►

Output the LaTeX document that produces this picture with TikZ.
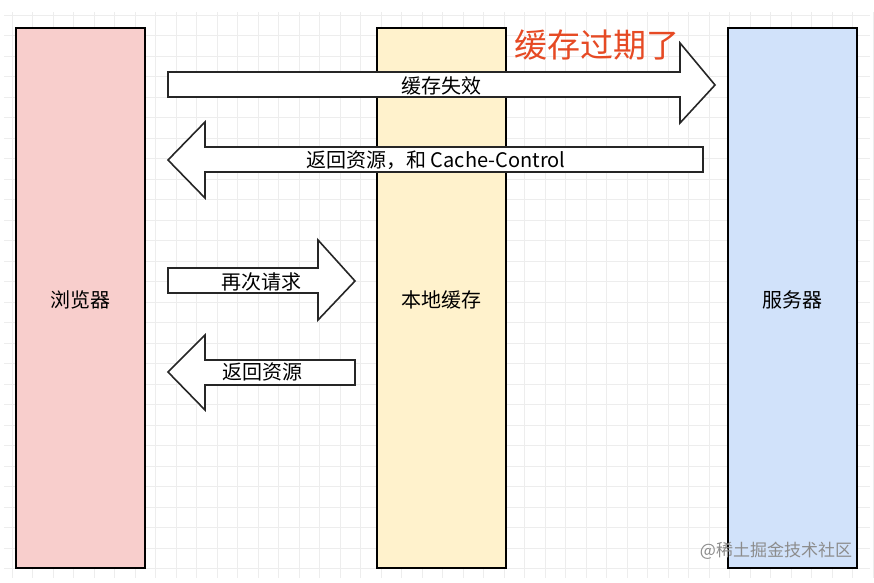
\documentclass[tikz,border=0pt]{standalone}
\usepackage{fontspec}
\setmainfont{Noto Sans CJK SC}
\begin{document}
\begin{tikzpicture}[x=1pt,y=-1pt,
  col/.style={draw=black,line width=1.6pt},
  arr/.style={draw=black!85,line width=1.6pt,fill=white,line join=miter},
  lbl/.style={font=\fontsize{20}{20}\selectfont,inner sep=0pt},
  grid/.style={draw=black!7,line width=0.8pt}]
\useasboundingbox (0,0) rectangle (874,582);
\fill[white] (0,0) rectangle (874,582);
\foreach \i in {0,...,42} \draw[grid] ({12+20.5*\i},12) -- ({12+20.5*\i},578);
\foreach \j in {0,...,27} \draw[grid] (4,{15+20.5*\j}) -- (870,{15+20.5*\j});
\draw[col,fill={rgb,255:red,248;green,206;blue,204}] (16,28) rectangle (145,568);
\draw[col,fill={rgb,255:red,255;green,242;blue,204}] (377,28) rectangle (506,568);
\draw[col,fill={rgb,255:red,209;green,226;blue,250}] (728,28) rectangle (857,568);
\node[lbl] (b) at (80.5,300) {浏览器};
\node[lbl] (c) at (441.5,300) {本地缓存};
\node[lbl] (s) at (792.5,300) {服务器};
\draw[arr] (168,72) -- (680,72) -- (680,43) -- (715,85) -- (680,123) -- (680,97) -- (168,97) -- cycle;
\node[lbl] (l1) at (441,86) {缓存失效};
\draw[arr] (703,147) -- (205,147) -- (205,122) -- (168,160) -- (205,198) -- (205,172) -- (703,172) -- cycle;
\node[lbl] (l2) at (436,160) {返回资源，和 Cache-Control};
\draw[arr] (168,268) -- (318,268) -- (318,240) -- (355,281) -- (318,320) -- (318,293) -- (168,293) -- cycle;
\node[lbl] (l3) at (261,282) {再次请求};
\draw[arr] (355,360) -- (205,360) -- (205,335) -- (168,372) -- (205,410) -- (205,385) -- (355,385) -- cycle;
\node[lbl] (l4) at (262,372) {返回资源};
\node[lbl,font=\fontsize{33}{33}\selectfont,text={rgb,255:red,230;green,74;blue,36}] (t) at (597,45) {缓存过期了};
\node[lbl,font=\fontsize{17}{17}\selectfont,text=black!45] (w) at (776,551) {@稀土掘金技术社区};
\end{tikzpicture}
\end{document}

◄

**PROBLEM:** Please transcribe the material above exactly as written. Leave the pictures out.

**EXERCISE ANSWER:**
Output the LaTeX document that produces this picture with TikZ.
\documentclass[tikz,border=0pt]{standalone}
\usepackage{fontspec}
\setmainfont{Noto Sans CJK SC}
\begin{document}
\begin{tikzpicture}[x=1pt,y=-1pt,
  col/.style={draw=black,line width=1.6pt},
  arr/.style={draw=black!85,line width=1.6pt,fill=white,line join=miter},
  lbl/.style={font=\fontsize{20}{20}\selectfont,inner sep=0pt},
  grid/.style={draw=black!7,line width=0.8pt}]
\useasboundingbox (0,0) rectangle (874,582);
\fill[white] (0,0) rectangle (874,582);
\foreach \i in {0,...,42} \draw[grid] ({12+20.5*\i},12) -- ({12+20.5*\i},578);
\foreach \j in {0,...,27} \draw[grid] (4,{15+20.5*\j}) -- (870,{15+20.5*\j});
\draw[col,fill={rgb,255:red,248;green,206;blue,204}] (16,28) rectangle (145,568);
\draw[col,fill={rgb,255:red,255;green,242;blue,204}] (377,28) rectangle (506,568);
\draw[col,fill={rgb,255:red,209;green,226;blue,250}] (728,28) rectangle (857,568);
\node[lbl] (b) at (80.5,300) {浏览器};
\node[lbl] (c) at (441.5,300) {本地缓存};
\node[lbl] (s) at (792.5,300) {服务器};
\draw[arr] (168,72) -- (680,72) -- (680,43) -- (715,85) -- (680,123) -- (680,97) -- (168,97) -- cycle;
\node[lbl] (l1) at (441,86) {缓存失效};
\draw[arr] (703,147) -- (205,147) -- (205,122) -- (168,160) -- (205,198) -- (205,172) -- (703,172) -- cycle;
\node[lbl] (l2) at (436,160) {返回资源，和 Cache-Control};
\draw[arr] (168,268) -- (318,268) -- (318,240) -- (355,281) -- (318,320) -- (318,293) -- (168,293) -- cycle;
\node[lbl] (l3) at (261,282) {再次请求};
\draw[arr] (355,360) -- (205,360) -- (205,335) -- (168,372) -- (205,410) -- (205,385) -- (355,385) -- cycle;
\node[lbl] (l4) at (262,372) {返回资源};
\node[lbl,font=\fontsize{33}{33}\selectfont,text={rgb,255:red,230;green,74;blue,36}] (t) at (597,45) {缓存过期了};
\node[lbl,font=\fontsize{17}{17}\selectfont,text=black!45] (w) at (776,551) {@稀土掘金技术社区};
\end{tikzpicture}
\end{document}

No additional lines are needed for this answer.